→ WORK REQUIRED
Your task is to repeat the lines from the line with "What matplotlib code" to the line with "from matplotlib.ticker import", both ends included, and nothing else. Pictures stay out of the copy.

- - -

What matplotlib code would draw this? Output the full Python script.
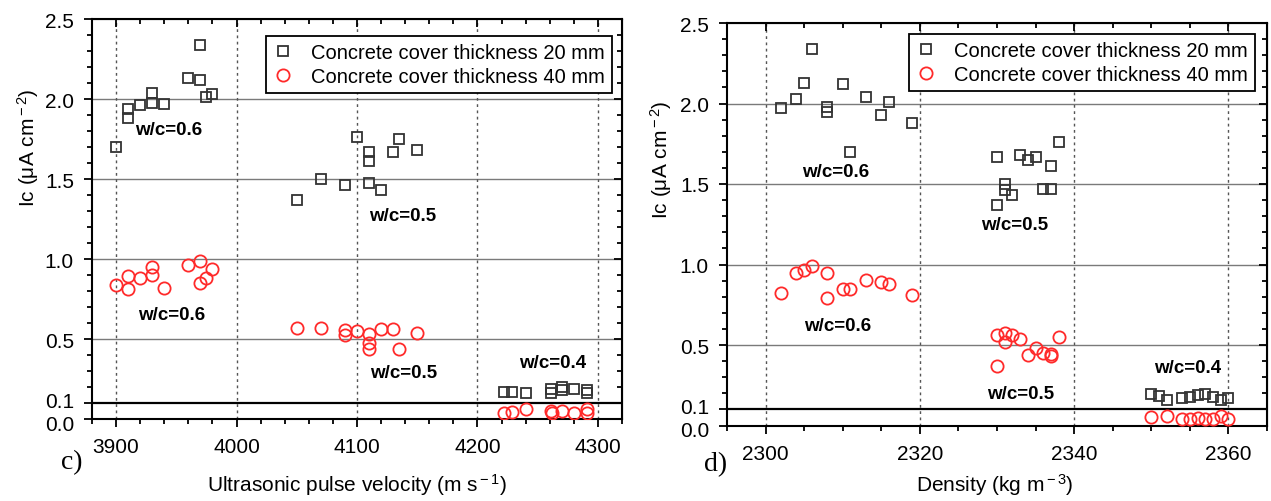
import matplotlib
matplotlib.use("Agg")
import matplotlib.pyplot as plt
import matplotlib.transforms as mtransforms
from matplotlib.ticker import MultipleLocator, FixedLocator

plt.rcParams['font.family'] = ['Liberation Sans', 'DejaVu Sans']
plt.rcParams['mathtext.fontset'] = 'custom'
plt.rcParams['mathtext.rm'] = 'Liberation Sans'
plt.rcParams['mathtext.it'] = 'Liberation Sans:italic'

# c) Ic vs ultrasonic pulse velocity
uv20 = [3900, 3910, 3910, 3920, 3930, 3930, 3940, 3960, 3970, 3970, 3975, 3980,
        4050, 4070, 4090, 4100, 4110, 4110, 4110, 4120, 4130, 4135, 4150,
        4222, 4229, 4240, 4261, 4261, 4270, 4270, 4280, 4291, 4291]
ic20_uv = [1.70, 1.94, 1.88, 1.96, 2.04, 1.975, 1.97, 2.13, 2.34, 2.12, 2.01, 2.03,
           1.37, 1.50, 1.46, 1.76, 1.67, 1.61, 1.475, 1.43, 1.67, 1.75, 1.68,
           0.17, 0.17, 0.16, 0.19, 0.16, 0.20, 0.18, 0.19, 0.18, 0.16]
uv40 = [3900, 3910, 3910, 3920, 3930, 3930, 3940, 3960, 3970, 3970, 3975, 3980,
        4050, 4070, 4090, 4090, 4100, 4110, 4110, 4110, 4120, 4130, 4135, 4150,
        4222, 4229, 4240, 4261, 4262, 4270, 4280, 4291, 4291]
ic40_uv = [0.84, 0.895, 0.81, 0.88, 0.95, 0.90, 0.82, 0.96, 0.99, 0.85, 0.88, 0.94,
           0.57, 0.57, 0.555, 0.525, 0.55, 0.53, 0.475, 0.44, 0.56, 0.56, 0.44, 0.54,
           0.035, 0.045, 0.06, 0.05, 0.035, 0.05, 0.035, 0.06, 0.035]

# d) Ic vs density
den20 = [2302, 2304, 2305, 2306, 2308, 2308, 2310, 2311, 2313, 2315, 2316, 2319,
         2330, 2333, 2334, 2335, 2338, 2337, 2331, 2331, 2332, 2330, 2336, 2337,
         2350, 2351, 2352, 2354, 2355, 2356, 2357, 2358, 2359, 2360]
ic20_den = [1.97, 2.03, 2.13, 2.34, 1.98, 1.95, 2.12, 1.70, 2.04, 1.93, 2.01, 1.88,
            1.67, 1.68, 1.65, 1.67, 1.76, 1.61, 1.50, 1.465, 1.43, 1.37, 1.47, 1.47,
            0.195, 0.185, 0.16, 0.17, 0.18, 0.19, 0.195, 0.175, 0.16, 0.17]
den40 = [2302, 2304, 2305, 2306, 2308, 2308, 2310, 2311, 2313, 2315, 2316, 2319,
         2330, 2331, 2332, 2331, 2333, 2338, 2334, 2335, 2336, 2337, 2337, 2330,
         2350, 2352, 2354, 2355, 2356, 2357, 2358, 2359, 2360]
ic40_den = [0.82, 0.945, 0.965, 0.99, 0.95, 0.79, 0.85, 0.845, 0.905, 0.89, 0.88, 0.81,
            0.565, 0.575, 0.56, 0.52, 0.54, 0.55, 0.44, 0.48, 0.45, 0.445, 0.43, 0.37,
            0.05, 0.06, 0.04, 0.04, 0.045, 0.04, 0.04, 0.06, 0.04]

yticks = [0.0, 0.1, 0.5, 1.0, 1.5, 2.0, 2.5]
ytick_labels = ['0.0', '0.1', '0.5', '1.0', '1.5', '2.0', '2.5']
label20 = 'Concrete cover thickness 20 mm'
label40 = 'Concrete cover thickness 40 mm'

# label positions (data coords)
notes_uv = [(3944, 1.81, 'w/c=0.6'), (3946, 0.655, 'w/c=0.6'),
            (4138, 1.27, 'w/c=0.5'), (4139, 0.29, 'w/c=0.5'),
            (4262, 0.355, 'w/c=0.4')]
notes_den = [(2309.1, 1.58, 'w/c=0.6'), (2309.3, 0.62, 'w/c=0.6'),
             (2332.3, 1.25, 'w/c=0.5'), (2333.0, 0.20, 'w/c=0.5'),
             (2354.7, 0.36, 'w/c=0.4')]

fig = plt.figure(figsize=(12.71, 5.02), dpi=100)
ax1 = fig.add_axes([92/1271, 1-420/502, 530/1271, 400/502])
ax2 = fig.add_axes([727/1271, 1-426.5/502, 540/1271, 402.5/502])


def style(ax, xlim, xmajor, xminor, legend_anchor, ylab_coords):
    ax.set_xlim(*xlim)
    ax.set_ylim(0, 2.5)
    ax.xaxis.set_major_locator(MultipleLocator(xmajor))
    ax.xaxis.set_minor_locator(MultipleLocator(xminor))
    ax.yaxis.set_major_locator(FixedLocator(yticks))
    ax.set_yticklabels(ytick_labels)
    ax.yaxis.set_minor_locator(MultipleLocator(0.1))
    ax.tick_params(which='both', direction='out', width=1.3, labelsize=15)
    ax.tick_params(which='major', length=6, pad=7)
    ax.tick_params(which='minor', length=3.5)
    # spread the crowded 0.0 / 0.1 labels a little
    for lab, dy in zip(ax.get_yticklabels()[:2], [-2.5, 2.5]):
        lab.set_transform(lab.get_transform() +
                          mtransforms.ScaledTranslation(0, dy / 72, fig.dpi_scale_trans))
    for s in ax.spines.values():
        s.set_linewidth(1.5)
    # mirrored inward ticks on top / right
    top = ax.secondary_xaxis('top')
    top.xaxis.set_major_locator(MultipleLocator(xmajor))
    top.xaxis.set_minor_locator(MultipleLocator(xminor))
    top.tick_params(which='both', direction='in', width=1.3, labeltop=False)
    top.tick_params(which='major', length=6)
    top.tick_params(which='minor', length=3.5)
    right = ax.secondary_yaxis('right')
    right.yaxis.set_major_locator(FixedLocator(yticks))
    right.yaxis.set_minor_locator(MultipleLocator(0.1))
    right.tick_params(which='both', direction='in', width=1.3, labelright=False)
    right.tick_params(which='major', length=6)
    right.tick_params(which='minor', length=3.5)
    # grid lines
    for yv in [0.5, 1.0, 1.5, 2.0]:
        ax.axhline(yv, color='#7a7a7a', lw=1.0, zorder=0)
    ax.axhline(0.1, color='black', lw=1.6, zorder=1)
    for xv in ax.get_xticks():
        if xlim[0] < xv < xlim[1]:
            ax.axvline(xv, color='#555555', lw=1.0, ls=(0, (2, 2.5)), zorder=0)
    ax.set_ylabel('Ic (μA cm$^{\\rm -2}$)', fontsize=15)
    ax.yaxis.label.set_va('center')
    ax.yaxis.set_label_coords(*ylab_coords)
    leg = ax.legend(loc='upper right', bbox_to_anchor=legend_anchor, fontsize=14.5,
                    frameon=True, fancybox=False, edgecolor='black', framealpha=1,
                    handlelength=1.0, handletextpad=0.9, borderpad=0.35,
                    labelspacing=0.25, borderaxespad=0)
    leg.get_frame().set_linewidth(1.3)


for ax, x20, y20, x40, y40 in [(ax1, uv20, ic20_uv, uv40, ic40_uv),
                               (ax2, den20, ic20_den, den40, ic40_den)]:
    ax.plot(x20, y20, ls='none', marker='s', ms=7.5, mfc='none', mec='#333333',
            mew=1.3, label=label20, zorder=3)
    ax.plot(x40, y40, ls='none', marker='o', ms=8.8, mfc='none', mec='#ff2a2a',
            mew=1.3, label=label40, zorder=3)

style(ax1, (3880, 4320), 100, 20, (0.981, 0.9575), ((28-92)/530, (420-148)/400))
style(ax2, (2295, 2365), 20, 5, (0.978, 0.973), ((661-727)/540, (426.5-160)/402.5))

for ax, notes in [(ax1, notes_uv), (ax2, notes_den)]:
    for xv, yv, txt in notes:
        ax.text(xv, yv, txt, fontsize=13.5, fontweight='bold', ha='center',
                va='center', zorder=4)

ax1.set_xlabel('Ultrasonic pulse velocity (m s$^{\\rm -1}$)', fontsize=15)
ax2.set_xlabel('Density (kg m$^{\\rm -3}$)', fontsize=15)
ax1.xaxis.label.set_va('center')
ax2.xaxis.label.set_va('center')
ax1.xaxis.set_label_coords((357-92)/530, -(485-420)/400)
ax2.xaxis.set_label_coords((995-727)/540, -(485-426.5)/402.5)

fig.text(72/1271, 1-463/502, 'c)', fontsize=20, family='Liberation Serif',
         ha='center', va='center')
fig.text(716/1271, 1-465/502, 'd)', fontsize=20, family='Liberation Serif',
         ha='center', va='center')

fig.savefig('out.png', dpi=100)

- - -

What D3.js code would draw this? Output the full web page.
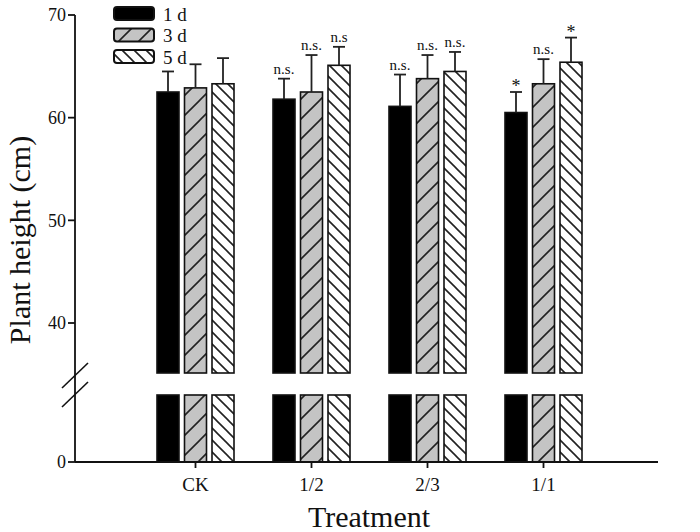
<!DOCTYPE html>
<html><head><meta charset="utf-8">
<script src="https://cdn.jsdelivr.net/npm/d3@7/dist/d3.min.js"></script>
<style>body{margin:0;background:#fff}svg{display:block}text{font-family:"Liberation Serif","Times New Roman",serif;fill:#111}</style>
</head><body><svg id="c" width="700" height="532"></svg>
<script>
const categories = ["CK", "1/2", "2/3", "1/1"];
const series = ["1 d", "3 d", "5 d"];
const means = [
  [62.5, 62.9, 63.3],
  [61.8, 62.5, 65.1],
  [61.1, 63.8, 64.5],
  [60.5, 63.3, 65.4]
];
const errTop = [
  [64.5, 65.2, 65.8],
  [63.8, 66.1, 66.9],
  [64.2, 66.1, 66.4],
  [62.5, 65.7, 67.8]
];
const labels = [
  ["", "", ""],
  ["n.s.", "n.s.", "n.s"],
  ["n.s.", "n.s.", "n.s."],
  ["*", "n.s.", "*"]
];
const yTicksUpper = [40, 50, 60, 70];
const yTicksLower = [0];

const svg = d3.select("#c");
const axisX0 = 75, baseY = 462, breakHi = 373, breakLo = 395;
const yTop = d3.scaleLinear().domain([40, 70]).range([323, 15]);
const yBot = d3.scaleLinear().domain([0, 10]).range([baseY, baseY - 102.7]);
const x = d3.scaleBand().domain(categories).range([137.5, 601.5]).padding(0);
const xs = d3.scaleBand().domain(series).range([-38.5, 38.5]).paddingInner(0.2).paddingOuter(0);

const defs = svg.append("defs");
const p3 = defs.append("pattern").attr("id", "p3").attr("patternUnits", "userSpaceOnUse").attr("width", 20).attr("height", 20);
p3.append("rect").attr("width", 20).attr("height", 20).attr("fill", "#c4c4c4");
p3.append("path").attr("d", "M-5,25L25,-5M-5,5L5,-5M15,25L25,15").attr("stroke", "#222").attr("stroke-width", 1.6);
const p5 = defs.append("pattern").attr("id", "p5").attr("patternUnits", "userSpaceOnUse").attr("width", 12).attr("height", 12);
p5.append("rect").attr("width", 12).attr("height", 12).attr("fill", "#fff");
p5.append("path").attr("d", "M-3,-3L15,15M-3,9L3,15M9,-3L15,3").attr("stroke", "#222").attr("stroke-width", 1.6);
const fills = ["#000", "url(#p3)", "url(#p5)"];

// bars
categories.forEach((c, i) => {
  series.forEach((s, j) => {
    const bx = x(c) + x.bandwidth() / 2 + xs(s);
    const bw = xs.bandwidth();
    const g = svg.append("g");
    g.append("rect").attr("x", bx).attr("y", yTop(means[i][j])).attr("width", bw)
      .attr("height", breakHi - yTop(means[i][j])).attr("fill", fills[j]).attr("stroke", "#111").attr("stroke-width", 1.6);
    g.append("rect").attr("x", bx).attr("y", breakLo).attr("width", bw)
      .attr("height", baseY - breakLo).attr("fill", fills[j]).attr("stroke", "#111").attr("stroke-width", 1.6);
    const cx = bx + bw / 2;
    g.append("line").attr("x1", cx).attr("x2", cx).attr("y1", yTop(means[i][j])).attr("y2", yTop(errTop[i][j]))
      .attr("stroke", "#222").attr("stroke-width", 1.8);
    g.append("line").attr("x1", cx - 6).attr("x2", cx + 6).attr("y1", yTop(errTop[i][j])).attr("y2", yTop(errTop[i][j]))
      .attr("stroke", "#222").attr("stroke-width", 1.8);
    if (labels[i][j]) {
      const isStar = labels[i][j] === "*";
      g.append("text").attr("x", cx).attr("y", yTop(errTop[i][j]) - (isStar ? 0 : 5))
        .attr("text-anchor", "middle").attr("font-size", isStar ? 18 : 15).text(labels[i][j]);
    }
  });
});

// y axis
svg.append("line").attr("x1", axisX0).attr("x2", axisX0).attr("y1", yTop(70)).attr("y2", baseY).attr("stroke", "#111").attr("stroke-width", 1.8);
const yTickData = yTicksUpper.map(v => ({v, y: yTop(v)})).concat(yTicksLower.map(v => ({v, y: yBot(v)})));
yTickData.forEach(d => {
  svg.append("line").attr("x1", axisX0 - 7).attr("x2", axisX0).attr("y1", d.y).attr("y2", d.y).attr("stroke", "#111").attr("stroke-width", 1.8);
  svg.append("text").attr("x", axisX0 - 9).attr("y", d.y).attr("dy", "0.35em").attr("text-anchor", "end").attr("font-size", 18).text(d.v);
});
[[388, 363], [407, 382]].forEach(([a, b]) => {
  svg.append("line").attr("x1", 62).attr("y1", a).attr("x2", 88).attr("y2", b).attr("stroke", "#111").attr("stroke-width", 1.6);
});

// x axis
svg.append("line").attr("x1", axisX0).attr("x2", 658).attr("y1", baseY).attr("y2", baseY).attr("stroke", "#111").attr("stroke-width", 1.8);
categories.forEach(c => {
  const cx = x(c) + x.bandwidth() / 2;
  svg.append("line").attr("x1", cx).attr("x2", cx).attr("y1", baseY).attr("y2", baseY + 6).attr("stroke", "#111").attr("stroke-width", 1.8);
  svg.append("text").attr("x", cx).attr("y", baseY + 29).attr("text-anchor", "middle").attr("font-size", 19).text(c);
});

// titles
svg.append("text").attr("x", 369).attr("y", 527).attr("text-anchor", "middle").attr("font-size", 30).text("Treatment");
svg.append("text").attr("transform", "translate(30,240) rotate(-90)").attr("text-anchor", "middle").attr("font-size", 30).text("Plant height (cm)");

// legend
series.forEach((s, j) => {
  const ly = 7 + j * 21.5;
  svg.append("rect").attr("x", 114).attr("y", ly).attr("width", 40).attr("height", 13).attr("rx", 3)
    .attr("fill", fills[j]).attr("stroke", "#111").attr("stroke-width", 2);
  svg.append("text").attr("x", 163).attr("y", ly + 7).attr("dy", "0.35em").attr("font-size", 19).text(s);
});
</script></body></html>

- - -

→ WRITTEN SOLUTION
What matplotlib code would draw this? Output the full Python script.
import matplotlib
matplotlib.use("Agg")
import matplotlib.pyplot as plt
import matplotlib.transforms as mtransforms
from matplotlib.ticker import MultipleLocator, FixedLocator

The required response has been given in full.